La facture s’est envolée, dépassant 11 milliards d’euros pour un devis initial de 3,5 milliards. Avec le nouveau décalage de trois ans, personne ne se risque à estimer la facture finale.
Plus: Quel avenir pour le nucléaire et les déchets?
Mon commentaire: Les déboires de l'EPR de Flamenville sont dûs à des précautions extrêmes en France justifiées par le principe de précaution inscrit dans la constitution, le souci d'éviter tout accident comme Tchernobyl et Fukushima et aussi d'assurer une gestion plus efficace et plus sûre des déchets radioactifs. L'acceptabilité du nucléaire en France par les français est un sujet particulièrement sensible. Les chinois, dans une société différente et avec des contraintes institutionnelles différentes, ont mis en service 2 EPR avec succès. Voir le document "Nuclear Power and the Environment"

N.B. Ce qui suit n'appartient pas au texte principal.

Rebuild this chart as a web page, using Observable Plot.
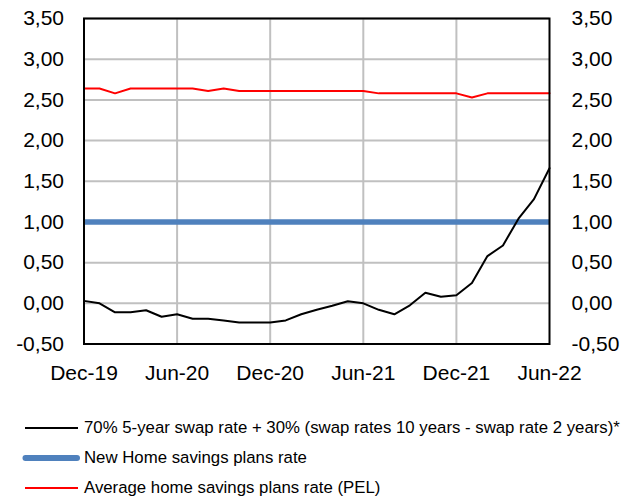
<!DOCTYPE html>
<html><head><meta charset="utf-8">
<script src="https://cdn.jsdelivr.net/npm/d3@7"></script>
<script src="https://cdn.jsdelivr.net/npm/@observablehq/plot@0.6"></script>
<style>
body{margin:0;background:#fff;font-family:"Liberation Sans",Arial,sans-serif;}
#legend{padding-top:18px;}
.row{height:30px;display:flex;align-items:center;font-size:16.8px;color:#000;white-space:nowrap;}
.row svg{margin-left:22px;margin-right:4px;flex:none;}
</style></head><body><div id="chart"></div><div id="legend"></div>
<script>
const months = ["Dec-19","Jan-20","Feb-20","Mar-20","Apr-20","May-20","Jun-20","Jul-20","Aug-20","Sep-20","Oct-20","Nov-20","Dec-20","Jan-21","Feb-21","Mar-21","Apr-21","May-21","Jun-21","Jul-21","Aug-21","Sep-21","Oct-21","Nov-21","Dec-21","Jan-22","Feb-22","Mar-22","Apr-22","May-22","Jun-22"];
const swapRate = [0.03,0.00,-0.11,-0.11,-0.085,-0.165,-0.135,-0.19,-0.19,-0.21,-0.235,-0.235,-0.235,-0.21,-0.135,-0.08,-0.03,0.025,0.00,-0.08,-0.135,-0.025,0.13,0.08,0.10,0.25,0.58,0.71,1.04,1.28,1.66];
const newPelRate = [1.00,1.00,1.00,1.00,1.00,1.00,1.00,1.00,1.00,1.00,1.00,1.00,1.00,1.00,1.00,1.00,1.00,1.00,1.00,1.00,1.00,1.00,1.00,1.00,1.00,1.00,1.00,1.00,1.00,1.00,1.00];
const avgPelRate = [2.64,2.64,2.58,2.64,2.64,2.64,2.64,2.64,2.61,2.64,2.61,2.61,2.61,2.61,2.61,2.61,2.61,2.61,2.61,2.58,2.58,2.58,2.58,2.58,2.58,2.53,2.58,2.58,2.58,2.58,2.58];
const yTicks = [-0.5,0,0.5,1,1.5,2,2.5,3,3.5];
const xTickIdx = [0,6,12,18,24,30];
const seriesNames = ["70% 5-year swap rate + 30% (swap rates 10 years - swap rate 2 years)*","New Home savings plans rate","Average home savings plans rate (PEL)"];
const seriesColors = ["#000000","#4F81BD","#FF0000"];

const rows = months.map((m,i)=>({i, m, swap: swapRate[i], newPel: newPelRate[i], pel: avgPelRate[i]}));
const fmt = d => d.toFixed(2).replace(".", ",");

const chart = Plot.plot({
  width: 632, height: 395,
  marginLeft: 83.5, marginRight: 83, marginTop: 18, marginBottom: 51.5,
  style: {fontFamily: "'Liberation Sans', Arial, sans-serif", fontSize: "21px", color: "#000", background: "#fff"},
  x: {domain: [0, 30]},
  y: {domain: [-0.5, 3.5]},
  marks: [
    Plot.gridY(yTicks, {stroke: "#c0c0c0", strokeOpacity: 1, strokeWidth: 2}),
    Plot.gridX(xTickIdx.slice(1, -1), {stroke: "#c0c0c0", strokeOpacity: 1, strokeWidth: 2}),
    Plot.axisY(yTicks, {anchor: "left", tickSize: 0, tickPadding: 20, tickFormat: fmt, label: null, fontSize: 21}),
    Plot.axisY(yTicks, {anchor: "right", tickSize: 0, tickPadding: 22, tickFormat: fmt, label: null, fontSize: 21}),
    Plot.axisX(xTickIdx, {anchor: "bottom", tickSize: 0, tickPadding: 21, tickFormat: i => months[i], label: null, fontSize: 21}),
    Plot.lineY(rows, {x: "i", y: "pel", stroke: seriesColors[2], strokeWidth: 2}),
    Plot.lineY(rows, {x: "i", y: "newPel", stroke: seriesColors[1], strokeWidth: 5.5, strokeLinecap: "butt"}),
    Plot.lineY(rows, {x: "i", y: "swap", stroke: seriesColors[0], strokeWidth: 2}),
    Plot.frame({stroke: "#000", strokeWidth: 2})
  ]
});
document.getElementById("chart").appendChild(chart);

const legend = document.getElementById("legend");
const widths = [2, 6, 2];
seriesNames.forEach((name, k) => {
  const row = document.createElement("div");
  row.className = "row";
  const thick = widths[k] > 3;
  row.innerHTML = `<svg width="58" height="10"><line x1="${thick ? 3.5 : 3}" x2="${thick ? 55 : 56}" y1="5" y2="5" stroke="${seriesColors[k]}" stroke-width="${widths[k]}" stroke-linecap="${thick ? "round" : "butt"}"/></svg><span>${name}</span>`;
  legend.appendChild(row);
});
</script>
</body></html>
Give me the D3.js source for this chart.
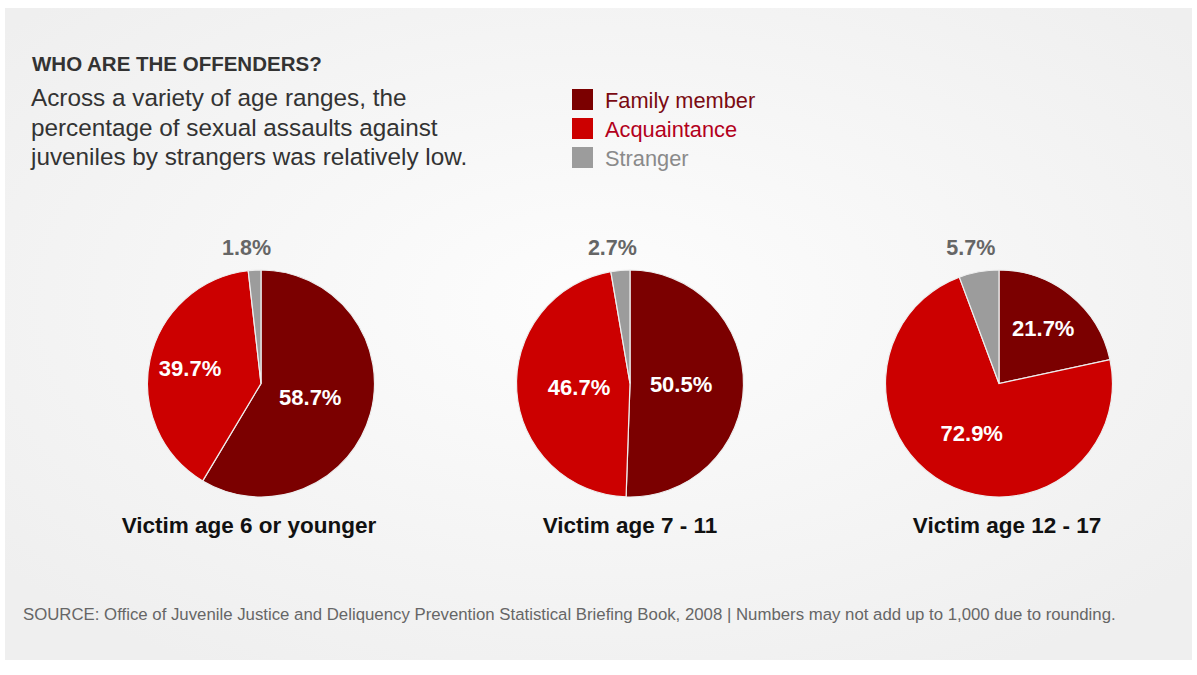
<!DOCTYPE html>
<html>
<head>
<meta charset="utf-8">
<script src="https://cdn.jsdelivr.net/npm/d3@7"></script>
<style>
  body { margin: 0; background: #fff; }
  svg { display: block; font-family: "Liberation Sans", Arial, sans-serif; }
</style>
</head>
<body>
<div id="chart"></div>
<script>
// data
const groups = ["Victim age 6 or younger", "Victim age 7 - 11", "Victim age 12 - 17"];
const offenders = ["Family member", "Acquaintance", "Stranger"];
const family = [58.7, 50.5, 21.7];
const acquaintance = [39.7, 46.7, 72.9];
const stranger = [1.8, 2.7, 5.7];

const colors = ["#7b0000", "#cc0000", "#9c9c9c"];
const legendText = ["#7a0a12", "#b3001b", "#8a8a8a"];
// how far out (fraction of radius) the inside labels sit, per pie
const labelR = [[0.45, 0.64], [0.45, 0.45], [0.62, 0.5]];

const width = 1197, height = 675, R = 113.5, cy = 383.5;

const svg = d3.select("#chart").append("svg")
  .attr("width", width)
  .attr("height", height);

const defs = svg.append("defs");
const grad = defs.append("radialGradient").attr("id", "bg")
  .attr("cx", "50%").attr("cy", "45%").attr("r", "65%");
grad.append("stop").attr("offset", "0%").attr("stop-color", "#fdfdfd");
grad.append("stop").attr("offset", "100%").attr("stop-color", "#efefef");

svg.append("rect").attr("x", 5).attr("y", 8).attr("width", 1187).attr("height", 652)
  .attr("fill", "url(#bg)");

// header
svg.append("text").attr("x", 32).attr("y", 71)
  .attr("font-size", 20.5).attr("font-weight", "bold").attr("fill", "#333")
  .text("WHO ARE THE OFFENDERS?");

const sub = ["Across a variety of age ranges, the",
  "percentage of sexual assaults against",
  "juveniles by strangers was relatively low."];
svg.append("g").selectAll("text").data(sub).join("text")
  .attr("x", 31).attr("y", (d, i) => 106 + i * 29.5)
  .attr("font-size", 24.3).attr("fill", "#333")
  .text(d => d);

// legend
const legend = svg.append("g").attr("transform", "translate(572,89)");
const li = legend.selectAll("g").data(offenders).join("g")
  .attr("transform", (d, i) => `translate(0,${i * 29})`);
li.append("rect").attr("width", 21).attr("height", 21)
  .attr("fill", (d, i) => colors[i]);
li.append("text").attr("x", 33).attr("y", 18.5)
  .attr("font-size", 21.8).attr("fill", (d, i) => legendText[i])
  .text(d => d);

// pies
const x = d3.scalePoint().domain(groups).range([261, 999]);
const pie = d3.pie().sort(null).value(d => d.value);
const arc = d3.arc().innerRadius(0).outerRadius(R);

groups.forEach((g, gi) => {
  const vals = [family[gi], acquaintance[gi], stranger[gi]]
    .map((v, i) => ({ key: offenders[i], value: v, i }));
  const arcs = pie(vals);
  const gp = svg.append("g").attr("transform", `translate(${x(g)},${cy})`);

  gp.selectAll("path").data(arcs).join("path")
    .attr("d", arc)
    .attr("fill", d => colors[d.data.i])
    .attr("stroke", "#eee")
    .attr("stroke-width", 1.2);

  // inside labels
  gp.selectAll("text.in").data(arcs.slice(0, 2)).join("text")
    .attr("class", "in")
    .attr("transform", (d, i) => {
      const a = (d.startAngle + d.endAngle) / 2, r = R * labelR[gi][i];
      return `translate(${Math.sin(a) * r},${-Math.cos(a) * r})`;
    })
    .attr("text-anchor", "middle").attr("dy", "0.35em")
    .attr("font-size", 22).attr("font-weight", "bold").attr("fill", "#fff")
    .text(d => d.data.value.toFixed(1) + "%");

  // stranger label above the pie
  const s = arcs[2], sa = (s.startAngle + s.endAngle) / 2;
  gp.append("text")
    .attr("x", Math.sin(sa) * R - 8).attr("y", -R - 15)
    .attr("text-anchor", "middle")
    .attr("font-size", 21.5).attr("font-weight", "bold").attr("fill", "#666")
    .text(s.data.value.toFixed(1) + "%");

  gp.append("text").attr("x", gi === 0 ? -12 : gi === 2 ? 8 : 0).attr("y", R + 36)
    .attr("text-anchor", "middle")
    .attr("font-size", 22.5).attr("font-weight", "bold").attr("fill", "#111")
    .text(g);
});

svg.append("text").attr("x", 23).attr("y", 620)
  .attr("font-size", 16.8).attr("fill", "#666")
  .text("SOURCE: Office of Juvenile Justice and Deliquency Prevention Statistical Briefing Book, 2008 | Numbers may not add up to 1,000 due to rounding.");
</script>
</body>
</html>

Les 58 réacteurs installés sur les 19 sites en France, sont pour la plupart - les 34 de 900MW - agés de près de 40 ans; se pose donc le problème de leur prolongation et/ou de leur renouvellement, par des réacteurs plus gros et plus puissants, car vu les coûts d'investissement énormes, plus c'est gros mieux c'est sur le plan économique. La puissance installée est de 62400MW sur 58 réacteurs, donc en moyenne 1076MW par réacteur. Avec des réacteurs nouvelle génération de 1650MW comme l'EPR de Flamenville 3, pour la même puissance il faudrait 38 réacteurs au lieu des 58. Donc une moindre dispersion des risques; une gestion plus efficace des déchets. Tel est l'enjeu.
En 2017, la production des 58 réacteurs de 62400MW a été de 380TWh. Ce qui donne 6090 heures sur 8760 heures dans l'année et un taux d'utilisation moyen de 70%. Les arrêts sont pour les opérations de maintenance, dont principalement le changement d'une partie du combustible nucléaire dans le réacteur. On change 25% du combustible chaque année.
Car seul le nucléaire permet une production d'électricité la moins carbonée permettant d'accepter l'intermittence de l'éolien et du photovoltaïque sans recourir aux énergies fossiles. Le stockage de l'électricité à grande échelle est impossible sauf quelques stations de transfert d'énergie par pompage STEP.
La situation en Allemagne a été dictée par l'opinion publique sous l'influence des verts anti nucléaires. L'accident de Fukushima a emporté la décision finale de sortie du nucléaire. D'une part c'était facile car le nucléaire ne représentait que 27% du mix électrique en 2004 LIEN. Aujourd'hui c'est 11%, mais pour compenser l'intermittence des renouveables, l'Allemagne doit faire fonctionner des centrales à gaz (de Russie) et au charbon et lignite, ressources dont elle est toujours abondammment dotée. Son mix électrique est donc très carboné aux énergies fossiles. L'Allemagne importe aussi du nucléaire de France, notamment Fessenheim, ce qui réduit son recours au fossiles.